The US dollar has been mostly waiting for confirmation from upcoming data that the US economy is strong enough and should be able to withstand marginally higher interest rates. Strong US data and a rate hike by the Federal Reserve in December could push the dollar to break outside some of its ranges. This could result in markets switching to ‘wait and see’ mode until such confirmation arrives.
Two currencies that have tried to resist the dollar’s recent upmove have been the UK pound and the Australian dollar. This is because the Bank of England is expected to soon try to bring expectations of a future rate hike back into a more reasonable time frame around the middle of 2016. Instead now markets currently expect the first rate hike in the UK to take place in 2017 – a very dovish stance. Similarly the aussie rallied for its own particular reasons such as the return of positive risk appetite and a no rate cut decision from the Reserve Bank of Australia helped it to recover.

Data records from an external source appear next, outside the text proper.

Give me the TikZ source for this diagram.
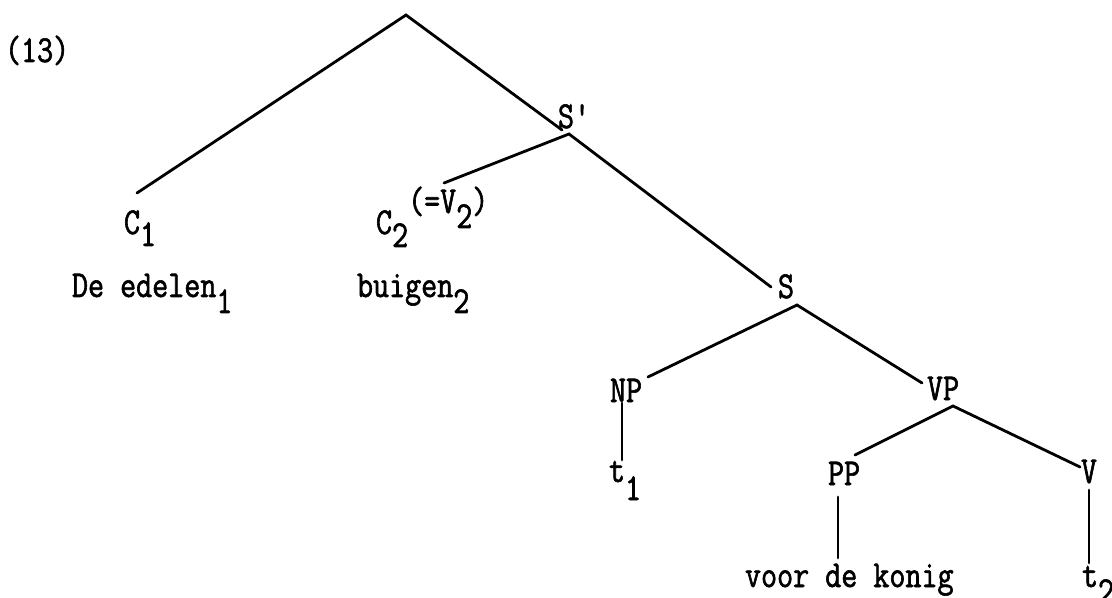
\documentclass[tikz,border=0pt]{standalone}
\usepackage{fontspec}
\newfontfamily\tw{Latin Modern Mono}[FakeBold=1.6, FakeStretch=0.82]
\tikzset{
  lbl/.style={anchor=base west, inner sep=0pt, outer sep=0pt,
    font=\fontsize{19}{22}\selectfont\tw},
  edge/.style={line width=1.4pt, line cap=round}
}
\newcommand{\lowr}[2][7.5pt]{\raisebox{-#1}{#2}}
\begin{document}
\begin{tikzpicture}[x=0.5pt,y=-0.5pt]
\useasboundingbox (0,0) rectangle (1112,598);
% labels
\node[lbl] (ex) at (5,62) {(13)};
\node[lbl] (Sp) at (558,128) {S'};
\node[lbl] (C1) at (124,234) {C\lowr[6pt]{1}};
\node[lbl] (C2) at (376,234) {C\lowr[6.5pt]{2}\raisebox{10.5pt}{(=V\lowr[7.5pt]{2})}};
\node[lbl] (w1) at (72,297) {De edelen\lowr[8pt]{1}};
\node[lbl] (w2) at (357,297) {buigen\lowr[8pt]{2}};
\node[lbl] (S) at (778,298) {S};
\node[lbl] (NP) at (610,402) {NP};
\node[lbl] (VP) at (927,400) {VP};
\node[lbl] (t1) at (609,482) {t\lowr[9pt]{1}};
\node[lbl] (PP) at (828,485) {PP};
\node[lbl] (V) at (1081,483) {V};
\node[lbl] (w3) at (745,587) {voor de konig};
\node[lbl] (t2) at (1082,587) {t\lowr[8pt]{2}};
% connector end points
\coordinate (top) at (406,15);
\coordinate (C1t) at (137,193);
\coordinate (Spl) at (562,130);
\coordinate (Spb) at (569,134);
\coordinate (C2t) at (444,183);
\coordinate (St) at (771,287);
\coordinate (Sb) at (797,305);
\coordinate (NPt) at (648,377);
\coordinate (NPb) at (622,403);
\coordinate (t1t) at (622,460);
\coordinate (VPt) at (922,383);
\coordinate (VPb) at (953,406);
\coordinate (PPt) at (855,455);
\coordinate (PPb) at (838,497);
\coordinate (w3t) at (838,558);
\coordinate (Vt) at (1080,467);
\coordinate (Vb) at (1089,490);
\coordinate (t2t) at (1089,563);
% connectors
\draw[edge] (C1t) -- (top) -- (Spl);
\draw[edge] (C2t) -- (Spb) -- (St);
\draw[edge] (NPt) -- (Sb) -- (VPt);
\draw[edge] (NPb) -- (t1t);
\draw[edge] (PPt) -- (VPb) -- (Vt);
\draw[edge] (PPb) -- (w3t);
\draw[edge] (Vb) -- (t2t);
\end{tikzpicture}
\end{document}
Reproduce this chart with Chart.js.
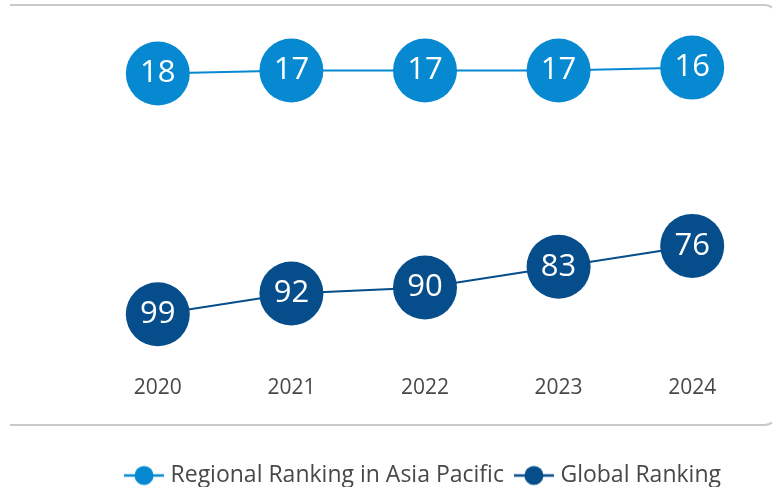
<!DOCTYPE html>
<html>
<head>
<meta charset="utf-8">
<script src="https://cdn.jsdelivr.net/npm/chart.js@4/dist/chart.umd.min.js"></script>
<style>
  html, body { margin: 0; padding: 0; background: #ffffff; overflow: hidden; }
  #wrap { position: relative; width: 772px; height: 487px; overflow: hidden; }
  #frame { position: absolute; left: 10px; top: 4px; width: 770px; height: 422px;
           border: 2px solid #c9c9cc; border-left: none; border-radius: 0 16px 16px 0; box-sizing: border-box; }
  #box { position: absolute; left: 0; top: 0; width: 772px; height: 500px; }
</style>
</head>
<body>
<div id="wrap">
  <div id="frame"></div>
  <div id="box"><canvas id="c" width="772" height="500"></canvas></div>
</div>
<script>
const years = ["2020", "2021", "2022", "2023", "2024"];
const regionalRanking = [18, 17, 17, 17, 16];
const globalRanking = [99, 92, 90, 83, 76];
const seriesNames = ["Regional Ranking in Asia Pacific", "Global Ranking"];
const seriesColors = ["#0689d1", "#064d8c"];
const FONT = "'Open Sans'";

function legendIcon(color) {
  const cv = document.createElement('canvas');
  cv.width = 40; cv.height = 22;
  const g = cv.getContext('2d');
  g.strokeStyle = color; g.lineWidth = 2.5;
  g.beginPath(); g.moveTo(0, 11); g.lineTo(40, 11); g.stroke();
  g.fillStyle = color;
  g.beginPath(); g.arc(20, 11, 9.5, 0, Math.PI * 2); g.fill();
  return cv;
}

const valueLabels = {
  id: 'valueLabels',
  afterDatasetsDraw(chart) {
    const ctx = chart.ctx;
    ctx.save();
    ctx.fillStyle = '#ffffff';
    ctx.font = '31px ' + FONT;
    ctx.textAlign = 'center';
    ctx.textBaseline = 'middle';
    chart.data.datasets.forEach((ds, i) => {
      chart.getDatasetMeta(i).data.forEach((pt, j) => {
        ctx.fillText(String(ds.data[j]), pt.x, pt.y);
      });
    });
    ctx.restore();
  }
};

new Chart(document.getElementById('c'), {
  type: 'line',
  data: {
    labels: years,
    datasets: [
      { label: seriesNames[0], data: regionalRanking, borderColor: seriesColors[0], backgroundColor: seriesColors[0],
        pointRadius: 32, pointHoverRadius: 32, borderWidth: 2, pointBorderWidth: 0, clip: false },
      { label: seriesNames[1], data: globalRanking, borderColor: seriesColors[1], backgroundColor: seriesColors[1],
        pointRadius: 32, pointHoverRadius: 32, borderWidth: 2, pointBorderWidth: 0, clip: false }
    ]
  },
  options: {
    responsive: false,
    animation: false,
    events: [],
    layout: { autoPadding: false, padding: { left: 91, right: 13, top: 20, bottom: 3 } },
    scales: {
      x: {
        offset: true,
        grid: { display: false, drawTicks: false },
        border: { display: false },
        ticks: { color: '#484848', font: { family: FONT, size: 21 }, padding: 28 },
        afterFit(scale) { scale.height = 102; }
      },
      y: {
        display: false,
        reverse: true,
        min: 0,
        max: 110
      }
    },
    plugins: {
      tooltip: { enabled: false },
      legend: {
        position: 'bottom',
        labels: {
          color: '#484848',
          font: { family: FONT, size: 23 },
          usePointStyle: true,
          pointStyleWidth: 30,
          padding: 15,
          generateLabels(chart) {
            return chart.data.datasets.map((ds, i) => ({
              text: ds.label,
              pointStyle: legendIcon(seriesColors[i]),
              fillStyle: seriesColors[i],
              strokeStyle: seriesColors[i],
              fontColor: '#484848',
              lineWidth: 0,
              hidden: false,
              datasetIndex: i
            }));
          }
        }
      }
    }
  },
  plugins: [valueLabels]
});
</script>
</body>
</html>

Another important development in markets was that the US benchmark stock index, the S&P 500 continued to rally and as a result erased all the losses it made since China decided to devalue the yuan back in August 11. Indeed the US benchmark is now around 1.5% away from making a fresh all-time high. This ascent has been rather quick and could be vulnerable to corrective action, but it is an important indication that sentiment has improved markedly during the past few weeks.
This sets the stage for some interesting action towards the end of the year – a seasonably favorable period for risk appetite. It appears that despite the slowdown in global economic growth, the support major central banks are providing is keeping the environment a positive one. The market also doesn’t seem to be afraid of the possibility of a quarter-point hike by the Fed – if and when that arrives of course.